— start of SUPPLIED MATERIAL —
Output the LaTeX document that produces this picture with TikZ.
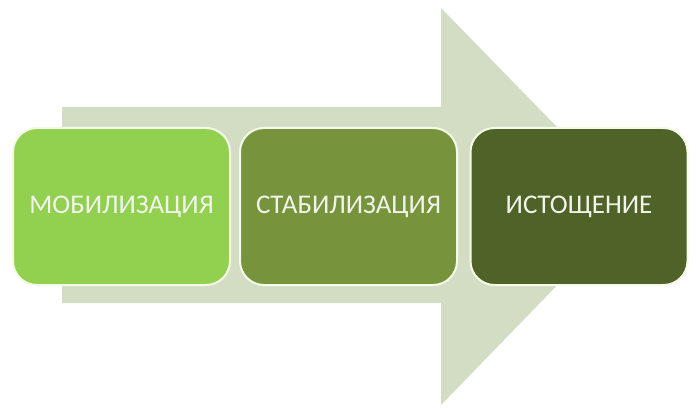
\documentclass[tikz,border=0pt]{standalone}
\usepackage{fontspec}
\setmainfont{Carlito}
\definecolor{arrowc}{RGB}{211,221,196}
\definecolor{boxa}{RGB}{146,208,80}
\definecolor{boxb}{RGB}{119,147,60}
\definecolor{boxc}{RGB}{79,98,40}
\definecolor{rimc}{RGB}{245,250,232}
\definecolor{txtc}{RGB}{242,244,236}
\tikzset{
  stagebox/.style={draw=rimc, line width=2pt, rounded corners=24pt,
    minimum width=217pt, minimum height=157pt, inner sep=0pt,
    text=txtc, font=\fontsize{27}{32}\selectfont, anchor=center},
}
\begin{document}
\begin{tikzpicture}[x=1pt,y=-1pt]
\useasboundingbox (0,0) rectangle (700,411);
\fill[arrowc] (62,107) -- (441,107) -- (441,8) -- (634,206) -- (441,405) -- (441,303) -- (62,303) -- cycle;
\node[stagebox, fill=boxa] (s1) at (121.5,206.5) {МОБИЛИЗАЦИЯ};
\node[stagebox, fill=boxb] (s2) at (348.5,206.5) {СТАБИЛИЗАЦИЯ};
\node[stagebox, fill=boxc] (s3) at (579,206.5) {ИСТОЩЕНИЕ};
\end{tikzpicture}
\end{document}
— end of SUPPLIED MATERIAL —
* [DO THIS]
Omit every picture, then reproduce the rest of the listing exactly.

* [SOLUTION TO THE EXERCISE]
Output the LaTeX document that produces this picture with TikZ.
\documentclass[tikz,border=0pt]{standalone}
\usepackage{fontspec}
\setmainfont{Carlito}
\definecolor{arrowc}{RGB}{211,221,196}
\definecolor{boxa}{RGB}{146,208,80}
\definecolor{boxb}{RGB}{119,147,60}
\definecolor{boxc}{RGB}{79,98,40}
\definecolor{rimc}{RGB}{245,250,232}
\definecolor{txtc}{RGB}{242,244,236}
\tikzset{
  stagebox/.style={draw=rimc, line width=2pt, rounded corners=24pt,
    minimum width=217pt, minimum height=157pt, inner sep=0pt,
    text=txtc, font=\fontsize{27}{32}\selectfont, anchor=center},
}
\begin{document}
\begin{tikzpicture}[x=1pt,y=-1pt]
\useasboundingbox (0,0) rectangle (700,411);
\fill[arrowc] (62,107) -- (441,107) -- (441,8) -- (634,206) -- (441,405) -- (441,303) -- (62,303) -- cycle;
\node[stagebox, fill=boxa] (s1) at (121.5,206.5) {МОБИЛИЗАЦИЯ};
\node[stagebox, fill=boxb] (s2) at (348.5,206.5) {СТАБИЛИЗАЦИЯ};
\node[stagebox, fill=boxc] (s3) at (579,206.5) {ИСТОЩЕНИЕ};
\end{tikzpicture}
\end{document}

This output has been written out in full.